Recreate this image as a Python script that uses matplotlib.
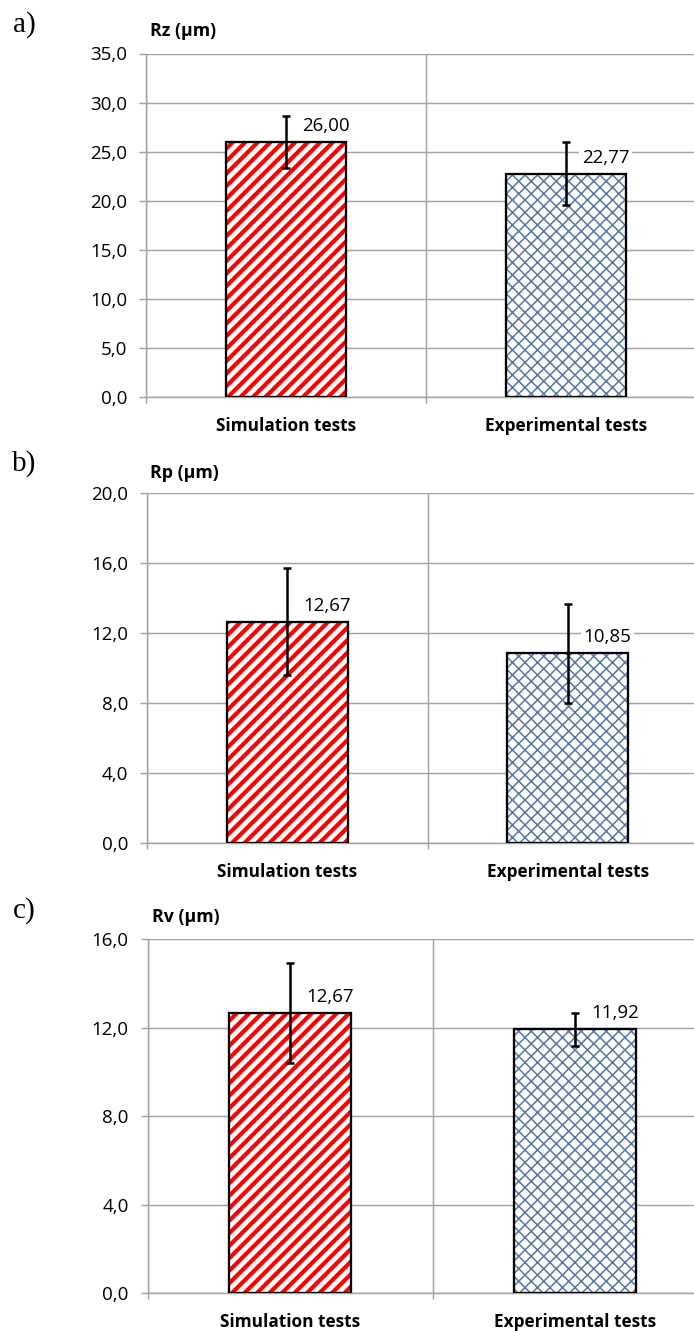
import matplotlib
matplotlib.use("Agg")
import matplotlib.pyplot as plt
from matplotlib.ticker import FixedLocator, FuncFormatter

# ---- data ----
categories = ["Simulation tests", "Experimental tests"]
panel_letters = ["a)", "b)", "c)"]
panel_titles = ["Rz (µm)", "Rp (µm)", "Rv (µm)"]
rz_values = [26.00, 22.77]
rz_errors = [2.67, 3.20]
rp_values = [12.67, 10.85]
rp_errors = [3.04, 2.83]
rv_values = [12.67, 11.92]
rv_errors = [2.28, 0.75]
y_maxes = [35, 20, 16]
y_steps = [5, 4, 4]

values_list = [rz_values, rp_values, rv_values]
errors_list = [rz_errors, rp_errors, rv_errors]

W, H = 694, 1331
DPI = 150
plt.rcParams['font.family'] = ['Open Sans', 'DejaVu Sans']

fig = plt.figure(figsize=(W / DPI, H / DPI), dpi=DPI)

def px2pt(p):
    return p * 72.0 / DPI

# axes boxes in pixels: left, right, top, bottom
boxes = [
    (146, 706, 53.5, 397),
    (147, 708, 493.3, 843.3),
    (147.7, 717.7, 939.3, 1293),
]
letter_pos = [(13, 25), (12, 464), (13, 911)]
title_pos = [(150, 31), (150, 473), (151.7, 917)]

grid_color = '#a3a3a3'
hatch_colors = ['#ff0000', '#5a78a8']
hatches = ['////', 'xxxx']
hatch_lws = [2.0, 0.75]
bar_width = 0.43

for i in range(3):
    l, r, t, b = boxes[i]
    ax = fig.add_axes([l / W, 1 - b / H, (r - l) / W, (b - t) / H])
    vals = values_list[i]
    errs = errors_list[i]
    x = list(range(len(categories)))

    for j in range(len(categories)):
        plt.rcParams['hatch.linewidth'] = hatch_lws[j]
        bars = ax.bar(x[j], vals[j], width=bar_width, color='white',
                      edgecolor=hatch_colors[j], hatch=hatches[j],
                      linewidth=0, zorder=2)
        for p in bars:
            try:
                p.set_hatch_linewidth(hatch_lws[j])
            except Exception:
                pass
    ax.bar(x, vals, width=bar_width, fill=False, edgecolor='black',
           linewidth=1.1, zorder=3)
    ax.errorbar(x, vals, yerr=errs, fmt='none', ecolor='black',
                elinewidth=1.2, capsize=1.9, capthick=1.2, zorder=4)

    for j in range(len(categories)):
        ax.annotate(f"{vals[j]:.2f}".replace('.', ','), xy=(x[j], vals[j]),
                    xytext=(px2pt(16), px2pt(16)), textcoords='offset points',
                    ha='left', va='center', fontsize=9, color='black',
                    bbox=dict(boxstyle='square,pad=0.15', fc='white', ec='none'),
                    zorder=5)

    ax.set_xlim(-0.5, 1.5)
    ax.set_ylim(0, y_maxes[i])
    ticks = list(range(0, y_maxes[i] + 1, y_steps[i]))
    ax.yaxis.set_major_locator(FixedLocator(ticks))
    ax.yaxis.set_major_formatter(FuncFormatter(lambda v, pos: f"{v:.1f}".replace('.', ',')))
    ax.set_xticks(x)
    ax.set_xticklabels(categories, fontweight='bold', fontsize=8.3)
    ax.xaxis.set_minor_locator(FixedLocator([-0.5, 0.5, 1.5]))

    ax.tick_params(axis='x', which='major', length=0, pad=9.5)
    ax.tick_params(axis='x', which='minor', length=px2pt(6), width=0.7, color=grid_color, direction='out')
    ax.tick_params(axis='y', which='major', length=px2pt(7), width=0.7, color=grid_color,
                   pad=px2pt(12), labelsize=9, direction='out')

    ax.grid(True, axis='y', which='major', color=grid_color, linewidth=0.7, zorder=0)
    ax.grid(True, axis='x', which='minor', color=grid_color, linewidth=0.7, zorder=0)
    ax.grid(False, axis='x', which='major')
    ax.set_axisbelow(True)
    for s in ['top', 'right']:
        ax.spines[s].set_visible(False)
    for s in ['left', 'bottom']:
        ax.spines[s].set_color(grid_color)
        ax.spines[s].set_linewidth(0.7)
    ax.set_facecolor('white')

    fig.text(letter_pos[i][0] / W, 1 - letter_pos[i][1] / H, panel_letters[i],
             family='Liberation Serif', fontsize=14, ha='left', va='center')
    fig.text(title_pos[i][0] / W, 1 - title_pos[i][1] / H, panel_titles[i],
             fontsize=8.5, fontweight='bold', ha='left', va='center')

fig.savefig('out.png', dpi=DPI, facecolor='white')
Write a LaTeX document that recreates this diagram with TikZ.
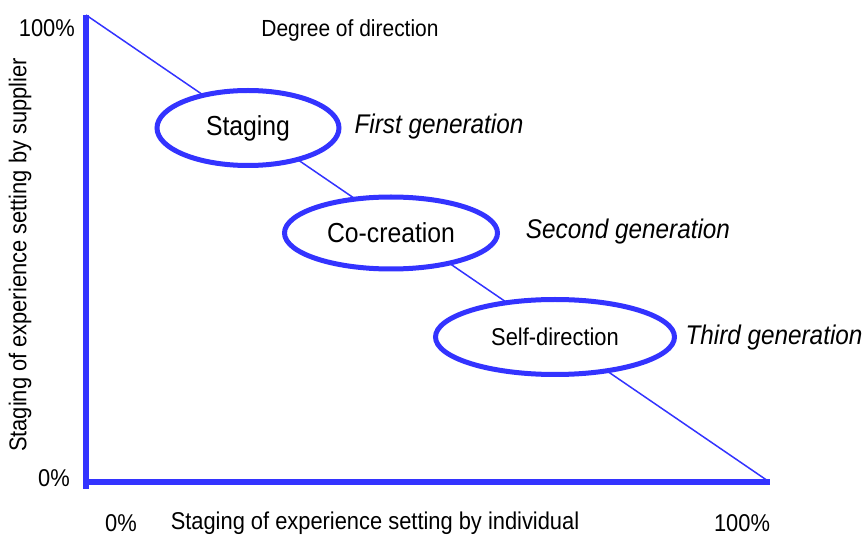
\documentclass[tikz,border=0pt]{standalone}
\usepackage{fontspec}
\setmainfont[FakeStretch=0.9]{Liberation Sans}
\usepackage{tikz}
\usetikzlibrary{shapes.geometric}
\definecolor{axisblue}{RGB}{51,51,255}

\begin{document}
\begin{tikzpicture}[x=1pt,y=-1pt,
			axis line/.style={draw=axisblue,line width=6pt},
			stage node/.style={ellipse,draw=axisblue,fill=white,line width=5pt,
				inner sep=0pt,font=\fontsize{27.5}{32}\selectfont},
			gen label/.style={inner sep=0pt,font=\fontsize{27}{32}\selectfont\itshape},
			plain label/.style={inner sep=0pt,font=\fontsize{24.3}{29}\selectfont}]
			
			\useasboundingbox (0,0) rectangle (868,537);
			
			\coordinate (top) at (86,15);
			\coordinate (foot) at (86,489);
			\coordinate (origin) at (83,482);
			\coordinate (end) at (770,482);
			\coordinate (tip) at (768,481);
			
			% axes and diagonal
			\draw[axis line] (top) -- (foot);
			\draw[axis line] (origin) -- (end);
			\draw[axisblue,line width=1.5pt] (top) -- (tip);
			
			% generations
			\node[stage node,minimum width=182pt,minimum height=75pt] (S) at (248,128) {Staging};
			\node[stage node,minimum width=213pt,minimum height=72pt] (C) at (391,233) {Co-creation};
			\node[stage node,minimum width=239pt,minimum height=75pt,
				font=\fontsize{24.3}{29}\selectfont] (D) at (555,337) {Self-direction};
			
			\node[gen label] (S1) at (439,127) {First generation};
			\node[gen label] (C1) at (628,232) {Second generation};
			\node[gen label] (D1) at (774,338) {Third generation};
			
			\node[plain label,font=\fontsize{23.3}{28}\selectfont] (T) at (350,30) {Degree of direction};
			
			\node[plain label,anchor=east] (Y1) at (75,28) {100\%};
			\node[plain label,anchor=east] (Y0) at (70,478) {0\%};
			\node[plain label] (X0) at (121,523) {0\%};
			\node[plain label] (X1) at (742,523) {100\%};
			\node[plain label] (XL) at (375,523) {Staging of experience setting by individual};
			\node[plain label,rotate=90] (YL) at (20,255) {Staging of experience setting by supplier};
		\end{tikzpicture}
\end{document}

──────────

# GIVEN INSTRUCTION
Exactly restate the lines from the beginning of the data through the line with "y_steps = [5, 4, 4]", and no others, keeping pictures out.

# RESULT OF THE TASK
Recreate this image as a Python script that uses matplotlib.
import matplotlib
matplotlib.use("Agg")
import matplotlib.pyplot as plt
from matplotlib.ticker import FixedLocator, FuncFormatter

# ---- data ----
categories = ["Simulation tests", "Experimental tests"]
panel_letters = ["a)", "b)", "c)"]
panel_titles = ["Rz (µm)", "Rp (µm)", "Rv (µm)"]
rz_values = [26.00, 22.77]
rz_errors = [2.67, 3.20]
rp_values = [12.67, 10.85]
rp_errors = [3.04, 2.83]
rv_values = [12.67, 11.92]
rv_errors = [2.28, 0.75]
y_maxes = [35, 20, 16]
y_steps = [5, 4, 4]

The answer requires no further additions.